→ **SET PROBLEM**
Copy exactly the lines from the beginning of the data down to and including the line holding "const yTicks = [0, 25000, 50000, 75000, 100000, 125000];", without any pictures.

— Start of SUPPLIED MATERIAL —

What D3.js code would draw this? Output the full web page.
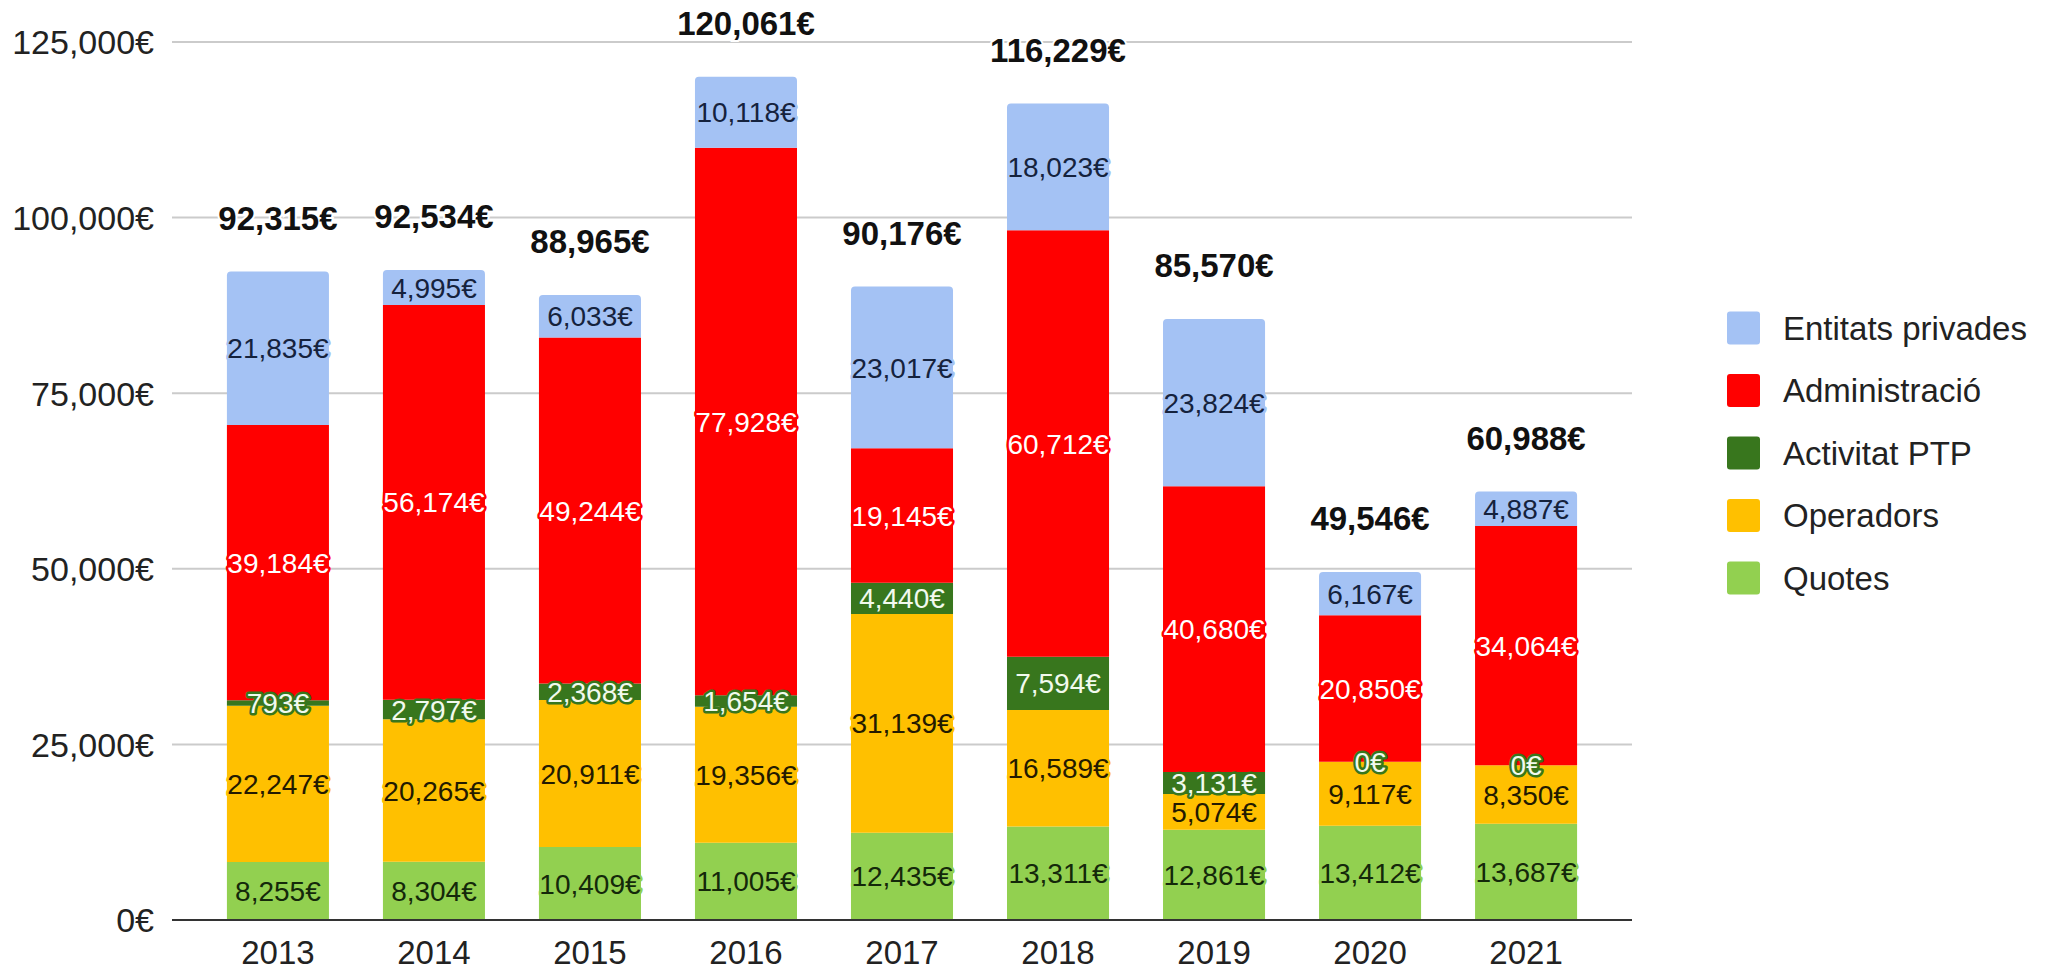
<!DOCTYPE html>
<html>
<head>
<meta charset="utf-8">
<script src="https://cdn.jsdelivr.net/npm/d3@7"></script>
<style>
  html, body { margin: 0; padding: 0; background: #ffffff; }
  svg { display: block; font-family: "Liberation Sans", Arial, sans-serif; }
</style>
</head>
<body>
<svg id="chart" width="2048" height="970"></svg>
<script>
// Funding sources per year (€)
const years = ["2013", "2014", "2015", "2016", "2017", "2018", "2019", "2020", "2021"];
const quotes = [8255, 8304, 10409, 11005, 12435, 13311, 12861, 13412, 13687];
const operadors = [22247, 20265, 20911, 19356, 31139, 16589, 5074, 9117, 8350];
const activitatPTP = [793, 2797, 2368, 1654, 4440, 7594, 3131, 0, 0];
const administracio = [39184, 56174, 49244, 77928, 19145, 60712, 40680, 20850, 34064];
const entitatsPrivades = [21835, 4995, 6033, 10118, 23017, 18023, 23824, 6167, 4887];
const totals = [92315, 92534, 88965, 120061, 90176, 116229, 85570, 49546, 60988];
const yTicks = [0, 25000, 50000, 75000, 100000, 125000];

// Stack order, bottom to top
const seriesKeys = ["Quotes", "Operadors", "Activitat PTP", "Administració", "Entitats privades"];
const seriesValues = {
  "Quotes": quotes,
  "Operadors": operadors,
  "Activitat PTP": activitatPTP,
  "Administració": administracio,
  "Entitats privades": entitatsPrivades
};
const fillColor = {
  "Quotes": "#92d050",
  "Operadors": "#ffc000",
  "Activitat PTP": "#38761d",
  "Administració": "#ff0000",
  "Entitats privades": "#a4c2f4"
};
const textColor = {
  "Quotes": "#14280a",
  "Operadors": "#231a00",
  "Activitat PTP": "#f2faee",
  "Administració": "#ffffff",
  "Entitats privades": "#15223d"
};

const rows = years.map((y, i) => {
  const r = { year: y };
  seriesKeys.forEach(k => { r[k] = seriesValues[k][i]; });
  return r;
});
const stacked = d3.stack().keys(seriesKeys)(rows);

const svg = d3.select("#chart");
const x = d3.scaleBand().domain(years).range([172, 1632]).paddingInner(0.346).paddingOuter(0.352);
const y = d3.scaleLinear().domain([0, 125000]).range([920, 42]);

const fmt = v => d3.format(",")(v) + "€";

// Gridlines
svg.append("g")
  .selectAll("line")
  .data(yTicks.filter(t => t > 0))
  .join("line")
  .attr("x1", 172).attr("x2", 1632)
  .attr("y1", d => y(d)).attr("y2", d => y(d))
  .attr("stroke", "#cbcbcb").attr("stroke-width", 2);

// Y axis labels
const yAxis = d3.axisLeft(y).tickValues(yTicks).tickSize(0).tickPadding(0).tickFormat(fmt);
const yg = svg.append("g").attr("transform", "translate(154,0)").call(yAxis);
yg.select(".domain").remove();
yg.selectAll("text")
  .attr("font-size", 34).attr("fill", "#222").attr("dy", "0.35em")
  .attr("font-family", "'Liberation Sans', Arial, sans-serif");

// Find the topmost non-zero segment of each bar (gets rounded top corners)
const topKey = years.map((yr, i) => {
  let k = null;
  seriesKeys.forEach(key => { if (seriesValues[key][i] > 0) k = key; });
  return k;
});

function segPath(x0, w, yTop, yBot, r) {
  if (r <= 0) return `M${x0},${yBot}V${yTop}H${x0 + w}V${yBot}Z`;
  return `M${x0},${yBot}V${yTop + r}Q${x0},${yTop} ${x0 + r},${yTop}` +
         `H${x0 + w - r}Q${x0 + w},${yTop} ${x0 + w},${yTop + r}V${yBot}Z`;
}

// Bars
const bars = svg.append("g");
stacked.forEach(layer => {
  bars.append("g")
    .selectAll("path")
    .data(layer)
    .join("path")
    .attr("fill", fillColor[layer.key])
    .attr("d", (d, i) => segPath(x(d.data.year), x.bandwidth(), y(d[1]), y(d[0]),
      topKey[i] === layer.key ? 4 : 0));
});

// Segment labels with halo in the segment colour
const labels = svg.append("g")
  .attr("font-size", 28)
  .attr("text-anchor", "middle");
stacked.forEach(layer => {
  labels.append("g")
    .selectAll("text")
    .data(layer)
    .join("text")
    .attr("x", d => x(d.data.year) + x.bandwidth() / 2)
    .attr("y", d => (y(d[0]) + y(d[1])) / 2)
    .attr("dy", "0.36em")
    .attr("fill", textColor[layer.key])
    .attr("stroke", fillColor[layer.key])
    .attr("stroke-width", 5)
    .attr("stroke-linejoin", "round")
    .attr("paint-order", "stroke")
    .text(d => fmt(d.data[layer.key]));
});

// Total labels above each bar
svg.append("g")
  .selectAll("text")
  .data(years)
  .join("text")
  .attr("x", d => x(d) + x.bandwidth() / 2)
  .attr("y", (d, i) => y(totals[i]) - 42)
  .attr("text-anchor", "middle")
  .attr("font-size", 33)
  .attr("font-weight", "bold")
  .attr("fill", "#111")
  .attr("stroke", "#ffffff").attr("stroke-width", 4).attr("paint-order", "stroke")
  .text((d, i) => fmt(totals[i]));

// Baseline
svg.append("line")
  .attr("x1", 172).attr("x2", 1632)
  .attr("y1", y(0)).attr("y2", y(0))
  .attr("stroke", "#333").attr("stroke-width", 2);

// X axis labels
const xAxis = d3.axisBottom(x).tickSize(0).tickPadding(0);
const xg = svg.append("g").attr("transform", "translate(0,964)").call(xAxis);
xg.select(".domain").remove();
xg.selectAll("text")
  .attr("font-size", 33).attr("fill", "#222").attr("dy", 0)
  .attr("font-family", "'Liberation Sans', Arial, sans-serif");

// Legend (top series first)
const legendKeys = seriesKeys.slice().reverse();
const legend = svg.append("g")
  .selectAll("g")
  .data(legendKeys)
  .join("g")
  .attr("transform", (d, i) => `translate(1727,${328 + i * 62.5})`);
legend.append("rect")
  .attr("x", 0).attr("y", -16.5).attr("width", 33).attr("height", 33)
  .attr("rx", 3).attr("fill", d => fillColor[d]);
legend.append("text")
  .attr("x", 56).attr("y", 0).attr("dy", "0.36em")
  .attr("font-size", 33).attr("fill", "#222")
  .text(d => d);
</script>
</body>
</html>
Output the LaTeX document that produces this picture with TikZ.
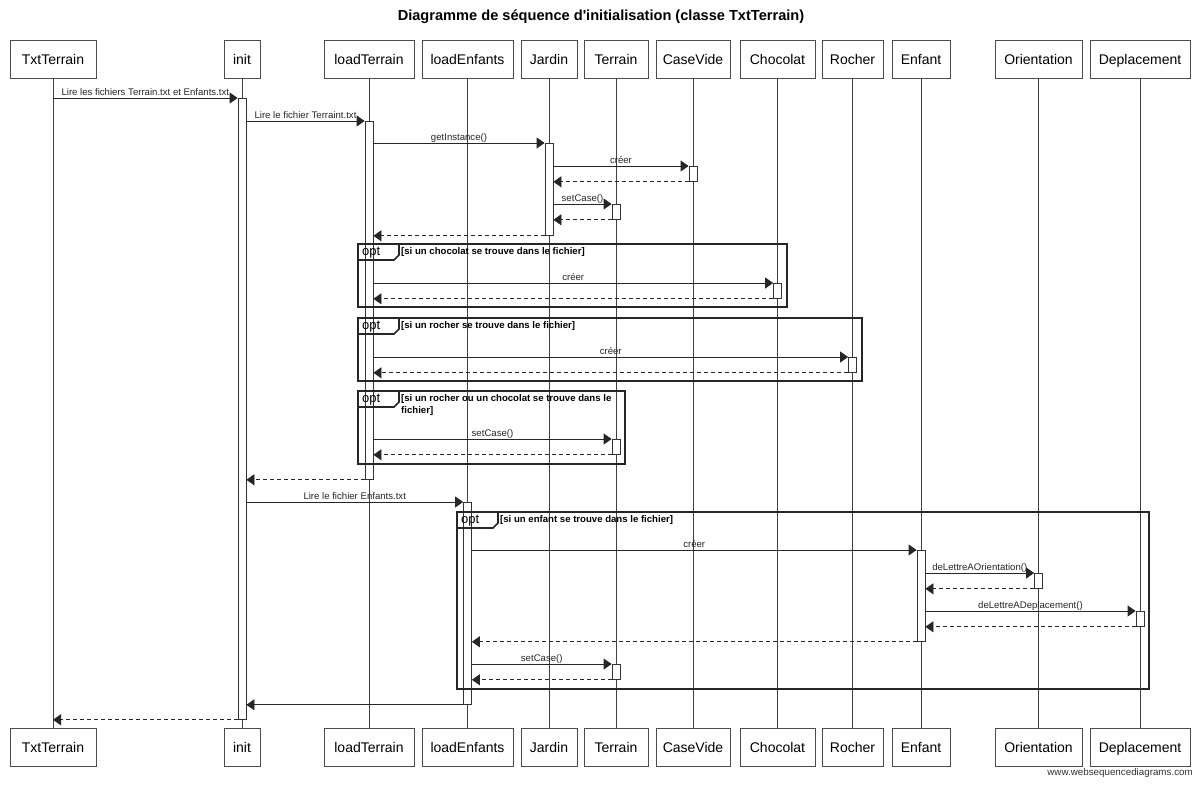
\documentclass[tikz,border=0pt]{standalone}
\usepackage{fontspec}
\setmainfont{Liberation Sans}[Ligatures=TeXOff]
\usetikzlibrary{arrows.meta}
\newcommand\optfr[6]{%
  \draw[frame] (#2,#3) rectangle (#4,#5);
  \draw[frame] (#2,#3+16) -- (#2+36,#3+16) -- (#2+41,#3+11) -- (#2+41,#3);
  \node[optlbl] (#1opt) at (#2+4,#3+8.5) {opt};
  \node[cond] (#1cond) at (#2+43,#3+3.5) {#6};
}
\begin{document}
\begin{tikzpicture}[x=1pt,y=-1pt,
  part/.style={draw=black!70, line width=0.8pt, minimum height=38pt, inner sep=0pt,
    text height=13pt, text depth=3pt, font=\fontsize{14}{16}\selectfont},
  life/.style={draw=black!75, line width=0.8pt},
  act/.style={draw=black!80, fill=white, line width=0.8pt, minimum width=8pt,
    inner sep=0pt, anchor=north},
  msg/.style={draw=black!85, line width=0.8pt, -{Triangle[length=8pt,width=11pt]}},
  ret/.style={msg, dash pattern=on 4pt off 3pt},
  lbl/.style={font=\fontsize{9.6}{10}\selectfont, anchor=base, yshift=3pt, inner sep=0pt,
    text=black!85},
  frame/.style={draw=black!85, line width=1.6pt},
  optlbl/.style={font=\fontsize{13}{14}\selectfont, anchor=west, inner sep=0pt},
  cond/.style={font=\bfseries\fontsize{9.6}{11.5}\selectfont, anchor=north west,
    inner sep=0pt, align=left}]
\useasboundingbox (0,0) rectangle (1200,785);
\fill[white] (0,0) rectangle (1200,785);

\node[font=\bfseries\fontsize{14.6}{16}\selectfont] (title) at (601,17)
  {Diagramme de séquence d'initialisation (classe TxtTerrain)};

% participants
\foreach \n/\x/\w/\t in {Txt/53/86/TxtTerrain, Init/242/36/init, LT/369/90/loadTerrain,
  LE/467.5/91/loadEnfants, J/549/56/Jardin, T/616/64/Terrain, CV/693/74/CaseVide,
  Ch/777.5/75/Chocolat, R/852.5/61/Rocher, E/921/58/Enfant, O/1038.5/87/Orientation,
  D/1140/100/Deplacement}{
  \node[part, minimum width=\w pt] (t\n) at (\x,59) {\t};
  \node[part, minimum width=\w pt] (b\n) at (\x,747) {\t};
  \draw[life] (t\n) -- (b\n);
}

% activations
\node[act, minimum height=621pt] (aInit) at (tInit |- 0,98) {};
\node[act, minimum height=358pt] (aLT) at (tLT |- 0,121) {};
\node[act, minimum height=92pt] (aJ) at (tJ |- 0,143) {};
\node[act, minimum height=15pt] (aCV) at (tCV |- 0,166) {};
\node[act, minimum height=15pt] (aT1) at (tT |- 0,204) {};
\node[act, minimum height=15pt] (aCh) at (tCh |- 0,283) {};
\node[act, minimum height=15pt] (aR) at (tR |- 0,357) {};
\node[act, minimum height=15pt] (aT2) at (tT |- 0,439) {};
\node[act, minimum height=202pt] (aLE) at (tLE |- 0,502) {};
\node[act, minimum height=91pt] (aE) at (tE |- 0,550) {};
\node[act, minimum height=15pt] (aO) at (tO |- 0,573) {};
\node[act, minimum height=15pt] (aD) at (tD |- 0,611) {};
\node[act, minimum height=15pt] (aT3) at (tT |- 0,664) {};

% messages
\draw[msg] (tTxt |- aInit.north) -- node[lbl] {Lire les fichiers Terrain.txt et Enfants.txt} (aInit.north west);
\draw[msg] (aInit.east |- aLT.north) -- node[lbl] {Lire le fichier Terraint.txt} (aLT.north west);
\draw[msg] (aLT.east |- aJ.north) -- node[lbl] {getInstance()} (aJ.north west);
\draw[msg] (aJ.east |- aCV.north) -- node[lbl] {créer} (aCV.north west);
\draw[ret] (aCV.south west) -- (aJ.east |- aCV.south);
\draw[msg] (aJ.east |- aT1.north) -- node[lbl] {setCase()} (aT1.north west);
\draw[ret] (aT1.south west) -- (aJ.east |- aT1.south);
\draw[ret] (aJ.south west) -- (aLT.east |- aJ.south);

\draw[msg] (aLT.east |- aCh.north) -- node[lbl] {créer} (aCh.north west);
\draw[ret] (aCh.south west) -- (aLT.east |- aCh.south);
\draw[msg] (aLT.east |- aR.north) -- node[lbl] {créer} (aR.north west);
\draw[ret] (aR.south west) -- (aLT.east |- aR.south);
\draw[msg] (aLT.east |- aT2.north) -- node[lbl] {setCase()} (aT2.north west);
\draw[ret] (aT2.south west) -- (aLT.east |- aT2.south);
\draw[ret] (aLT.south west) -- (aInit.east |- aLT.south);

\draw[msg] (aInit.east |- aLE.north) -- node[lbl] {Lire le fichier Enfants.txt} (aLE.north west);
\draw[msg] (aLE.east |- aE.north) -- node[lbl] {créer} (aE.north west);
\draw[msg] (aE.east |- aO.north) -- node[lbl] {deLettreAOrientation()} (aO.north west);
\draw[ret] (aO.south west) -- (aE.east |- aO.south);
\draw[msg] (aE.east |- aD.north) -- node[lbl] {deLettreADeplacement()} (aD.north west);
\draw[ret] (aD.south west) -- (aE.east |- aD.south);
\draw[ret] (aE.south west) -- (aLE.east |- aE.south);
\draw[msg] (aLE.east |- aT3.north) -- node[lbl] {setCase()} (aT3.north west);
\draw[ret] (aT3.south west) -- (aLE.east |- aT3.south);
\draw[msg] (aLE.south west) -- (aInit.east |- aLE.south);
\draw[ret] (aInit.south west) -- (tTxt |- aInit.south);

% opt frames
\optfr{f1}{358}{244}{787}{307}{[si un chocolat se trouve dans le fichier]}
\optfr{f2}{358}{318}{862}{381}{[si un rocher se trouve dans le fichier]}
\optfr{f3}{358}{391}{625}{464}{[si un rocher ou un chocolat se trouve dans le\\fichier]}
\optfr{f4}{457}{512}{1149}{689}{[si un enfant se trouve dans le fichier]}

\node[font=\fontsize{9.8}{10}\selectfont, anchor=base east, inner sep=0pt, text=black!80]
  (www) at (1193,775) {www.websequencediagrams.com};
\end{tikzpicture}
\end{document}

— End of SUPPLIED MATERIAL —

→ **EXPECTED ANSWER**
What D3.js code would draw this? Output the full web page.
<!DOCTYPE html>
<html>
<head>
<meta charset="utf-8">
<script src="https://cdn.jsdelivr.net/npm/d3@7"></script>
<style>
  html, body { margin: 0; padding: 0; background: #ffffff; }
  svg { display: block; font-family: "Liberation Sans", Arial, sans-serif; }
</style>
</head>
<body>
<svg id="chart" width="2048" height="970"></svg>
<script>
// Funding sources per year (€)
const years = ["2013", "2014", "2015", "2016", "2017", "2018", "2019", "2020", "2021"];
const quotes = [8255, 8304, 10409, 11005, 12435, 13311, 12861, 13412, 13687];
const operadors = [22247, 20265, 20911, 19356, 31139, 16589, 5074, 9117, 8350];
const activitatPTP = [793, 2797, 2368, 1654, 4440, 7594, 3131, 0, 0];
const administracio = [39184, 56174, 49244, 77928, 19145, 60712, 40680, 20850, 34064];
const entitatsPrivades = [21835, 4995, 6033, 10118, 23017, 18023, 23824, 6167, 4887];
const totals = [92315, 92534, 88965, 120061, 90176, 116229, 85570, 49546, 60988];
const yTicks = [0, 25000, 50000, 75000, 100000, 125000];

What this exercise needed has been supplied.